» Exercise prompt
Say how many lines of the listing below contain "this", giving the number and nothing else.

» Data to process
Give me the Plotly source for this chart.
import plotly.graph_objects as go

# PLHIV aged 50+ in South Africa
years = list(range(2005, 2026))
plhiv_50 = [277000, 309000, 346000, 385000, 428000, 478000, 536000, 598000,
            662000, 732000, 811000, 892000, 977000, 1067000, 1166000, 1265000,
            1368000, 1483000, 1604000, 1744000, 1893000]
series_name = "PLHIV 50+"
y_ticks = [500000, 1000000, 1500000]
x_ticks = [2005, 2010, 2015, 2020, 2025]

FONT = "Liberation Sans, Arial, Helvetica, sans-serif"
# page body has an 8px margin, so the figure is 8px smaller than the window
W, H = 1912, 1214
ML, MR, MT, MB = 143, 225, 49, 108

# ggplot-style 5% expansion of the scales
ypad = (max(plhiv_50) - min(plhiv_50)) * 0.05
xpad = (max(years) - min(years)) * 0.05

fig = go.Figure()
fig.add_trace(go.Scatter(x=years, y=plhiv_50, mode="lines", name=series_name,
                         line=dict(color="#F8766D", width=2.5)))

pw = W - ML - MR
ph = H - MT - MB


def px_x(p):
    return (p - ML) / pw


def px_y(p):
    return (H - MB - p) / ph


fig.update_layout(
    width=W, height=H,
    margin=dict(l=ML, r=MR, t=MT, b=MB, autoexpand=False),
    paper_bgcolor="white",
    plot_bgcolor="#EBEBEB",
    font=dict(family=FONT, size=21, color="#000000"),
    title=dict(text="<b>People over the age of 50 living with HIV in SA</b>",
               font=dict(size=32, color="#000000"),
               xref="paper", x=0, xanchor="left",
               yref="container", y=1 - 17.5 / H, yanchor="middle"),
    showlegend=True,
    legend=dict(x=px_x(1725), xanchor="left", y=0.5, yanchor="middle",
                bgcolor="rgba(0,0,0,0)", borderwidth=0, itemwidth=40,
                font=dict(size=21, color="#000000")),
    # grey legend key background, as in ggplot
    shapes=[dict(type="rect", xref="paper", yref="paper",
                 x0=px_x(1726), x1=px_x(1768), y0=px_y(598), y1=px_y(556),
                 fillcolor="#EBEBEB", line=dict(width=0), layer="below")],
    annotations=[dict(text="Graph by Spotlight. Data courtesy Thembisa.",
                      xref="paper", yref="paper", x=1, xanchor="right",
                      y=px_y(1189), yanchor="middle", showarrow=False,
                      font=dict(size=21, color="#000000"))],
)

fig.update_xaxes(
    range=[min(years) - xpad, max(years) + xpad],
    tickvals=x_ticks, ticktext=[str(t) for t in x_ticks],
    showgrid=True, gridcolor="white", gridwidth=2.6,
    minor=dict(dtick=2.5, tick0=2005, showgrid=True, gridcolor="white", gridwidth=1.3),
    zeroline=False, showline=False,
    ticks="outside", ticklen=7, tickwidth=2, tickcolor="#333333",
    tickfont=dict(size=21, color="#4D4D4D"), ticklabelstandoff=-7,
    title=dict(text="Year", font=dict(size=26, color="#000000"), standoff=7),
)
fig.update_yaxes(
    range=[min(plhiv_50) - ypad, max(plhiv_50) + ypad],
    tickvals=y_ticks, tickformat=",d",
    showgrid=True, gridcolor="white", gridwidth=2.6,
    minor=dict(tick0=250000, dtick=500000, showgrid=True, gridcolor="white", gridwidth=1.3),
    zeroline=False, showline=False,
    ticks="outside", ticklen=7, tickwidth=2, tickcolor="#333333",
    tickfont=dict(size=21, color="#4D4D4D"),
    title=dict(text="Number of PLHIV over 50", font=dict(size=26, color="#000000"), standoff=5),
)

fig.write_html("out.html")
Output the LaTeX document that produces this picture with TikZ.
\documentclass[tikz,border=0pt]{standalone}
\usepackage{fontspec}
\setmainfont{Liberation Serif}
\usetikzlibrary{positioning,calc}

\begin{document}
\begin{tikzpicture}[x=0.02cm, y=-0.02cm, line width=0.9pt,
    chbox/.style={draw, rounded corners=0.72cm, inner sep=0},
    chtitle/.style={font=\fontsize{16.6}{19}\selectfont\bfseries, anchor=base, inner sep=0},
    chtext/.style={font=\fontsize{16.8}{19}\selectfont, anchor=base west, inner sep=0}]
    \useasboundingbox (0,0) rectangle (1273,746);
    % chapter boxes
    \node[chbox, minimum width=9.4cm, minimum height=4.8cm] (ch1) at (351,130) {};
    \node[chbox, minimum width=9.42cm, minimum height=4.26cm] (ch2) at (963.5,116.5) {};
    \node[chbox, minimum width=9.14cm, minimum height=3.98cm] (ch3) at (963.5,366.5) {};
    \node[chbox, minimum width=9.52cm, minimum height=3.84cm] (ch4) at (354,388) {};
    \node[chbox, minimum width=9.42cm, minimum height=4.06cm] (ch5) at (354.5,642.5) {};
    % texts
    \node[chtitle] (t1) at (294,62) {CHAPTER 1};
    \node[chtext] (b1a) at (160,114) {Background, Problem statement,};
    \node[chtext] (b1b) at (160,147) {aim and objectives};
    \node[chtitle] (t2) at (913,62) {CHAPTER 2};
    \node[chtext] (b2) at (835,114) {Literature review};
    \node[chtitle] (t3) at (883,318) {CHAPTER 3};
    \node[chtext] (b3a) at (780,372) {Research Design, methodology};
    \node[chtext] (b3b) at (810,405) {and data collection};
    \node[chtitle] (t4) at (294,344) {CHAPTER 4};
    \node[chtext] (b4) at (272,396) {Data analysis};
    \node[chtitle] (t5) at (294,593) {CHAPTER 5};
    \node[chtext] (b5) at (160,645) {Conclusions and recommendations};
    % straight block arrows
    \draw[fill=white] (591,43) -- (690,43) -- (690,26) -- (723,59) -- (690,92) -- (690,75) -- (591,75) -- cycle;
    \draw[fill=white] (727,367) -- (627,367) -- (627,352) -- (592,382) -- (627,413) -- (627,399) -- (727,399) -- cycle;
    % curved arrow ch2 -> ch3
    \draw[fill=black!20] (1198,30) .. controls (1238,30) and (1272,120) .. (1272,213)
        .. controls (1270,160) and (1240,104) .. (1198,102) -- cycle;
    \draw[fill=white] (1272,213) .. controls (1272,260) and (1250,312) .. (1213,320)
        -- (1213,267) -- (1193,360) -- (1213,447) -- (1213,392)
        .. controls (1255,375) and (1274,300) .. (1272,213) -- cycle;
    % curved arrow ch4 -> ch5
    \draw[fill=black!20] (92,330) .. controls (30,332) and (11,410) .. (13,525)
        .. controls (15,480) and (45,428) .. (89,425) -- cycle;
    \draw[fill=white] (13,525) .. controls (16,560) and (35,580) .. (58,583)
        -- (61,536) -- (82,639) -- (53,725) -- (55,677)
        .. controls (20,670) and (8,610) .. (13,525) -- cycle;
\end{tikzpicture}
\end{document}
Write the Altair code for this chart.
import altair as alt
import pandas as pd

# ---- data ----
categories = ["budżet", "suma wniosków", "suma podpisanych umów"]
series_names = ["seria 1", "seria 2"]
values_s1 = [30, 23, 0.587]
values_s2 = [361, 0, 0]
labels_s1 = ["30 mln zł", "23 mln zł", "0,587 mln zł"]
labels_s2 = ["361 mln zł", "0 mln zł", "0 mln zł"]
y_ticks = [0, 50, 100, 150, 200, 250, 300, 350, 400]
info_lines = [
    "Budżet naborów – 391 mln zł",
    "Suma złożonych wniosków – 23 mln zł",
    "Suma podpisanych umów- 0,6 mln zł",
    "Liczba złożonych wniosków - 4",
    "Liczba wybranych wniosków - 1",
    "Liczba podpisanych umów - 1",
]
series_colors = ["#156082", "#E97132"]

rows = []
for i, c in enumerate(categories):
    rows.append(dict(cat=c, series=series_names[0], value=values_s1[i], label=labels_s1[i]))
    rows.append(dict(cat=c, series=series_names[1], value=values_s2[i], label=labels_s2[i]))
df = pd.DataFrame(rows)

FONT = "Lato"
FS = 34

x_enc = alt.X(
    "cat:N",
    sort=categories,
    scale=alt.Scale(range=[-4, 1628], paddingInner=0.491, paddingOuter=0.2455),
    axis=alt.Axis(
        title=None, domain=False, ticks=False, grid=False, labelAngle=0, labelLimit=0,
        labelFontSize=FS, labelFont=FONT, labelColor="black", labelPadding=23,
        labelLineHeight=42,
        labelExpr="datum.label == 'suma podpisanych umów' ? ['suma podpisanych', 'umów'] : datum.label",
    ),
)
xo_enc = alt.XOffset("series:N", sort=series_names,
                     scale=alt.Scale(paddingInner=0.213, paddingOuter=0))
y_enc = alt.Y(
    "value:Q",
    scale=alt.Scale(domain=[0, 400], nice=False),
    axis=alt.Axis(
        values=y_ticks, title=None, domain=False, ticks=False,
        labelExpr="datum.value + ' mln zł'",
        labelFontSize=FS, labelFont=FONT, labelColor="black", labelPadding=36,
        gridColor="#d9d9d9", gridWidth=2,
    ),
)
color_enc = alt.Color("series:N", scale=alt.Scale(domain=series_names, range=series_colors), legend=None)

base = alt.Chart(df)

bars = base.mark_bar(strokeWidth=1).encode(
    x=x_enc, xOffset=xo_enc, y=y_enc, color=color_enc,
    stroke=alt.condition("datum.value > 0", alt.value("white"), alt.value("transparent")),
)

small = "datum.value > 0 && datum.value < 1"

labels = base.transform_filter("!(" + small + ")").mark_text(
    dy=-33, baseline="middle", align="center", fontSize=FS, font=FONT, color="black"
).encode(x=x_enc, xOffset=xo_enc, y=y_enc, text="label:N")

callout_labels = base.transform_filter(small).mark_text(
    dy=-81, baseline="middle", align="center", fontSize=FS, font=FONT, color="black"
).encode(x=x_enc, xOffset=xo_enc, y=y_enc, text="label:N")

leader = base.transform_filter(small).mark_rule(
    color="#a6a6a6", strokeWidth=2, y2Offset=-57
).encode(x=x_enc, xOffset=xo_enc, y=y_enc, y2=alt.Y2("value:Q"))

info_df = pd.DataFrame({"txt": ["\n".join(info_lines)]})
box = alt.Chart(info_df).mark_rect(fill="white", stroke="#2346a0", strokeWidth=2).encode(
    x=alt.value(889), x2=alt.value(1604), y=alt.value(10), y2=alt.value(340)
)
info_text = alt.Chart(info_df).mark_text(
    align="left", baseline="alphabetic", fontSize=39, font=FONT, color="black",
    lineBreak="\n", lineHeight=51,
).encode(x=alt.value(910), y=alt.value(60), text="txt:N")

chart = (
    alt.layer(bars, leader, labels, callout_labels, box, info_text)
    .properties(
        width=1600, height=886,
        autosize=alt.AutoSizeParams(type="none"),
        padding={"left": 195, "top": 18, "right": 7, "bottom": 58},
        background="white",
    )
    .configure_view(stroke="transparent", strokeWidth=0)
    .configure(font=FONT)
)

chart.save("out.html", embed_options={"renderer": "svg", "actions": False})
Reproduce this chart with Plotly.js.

» Reply to the task
4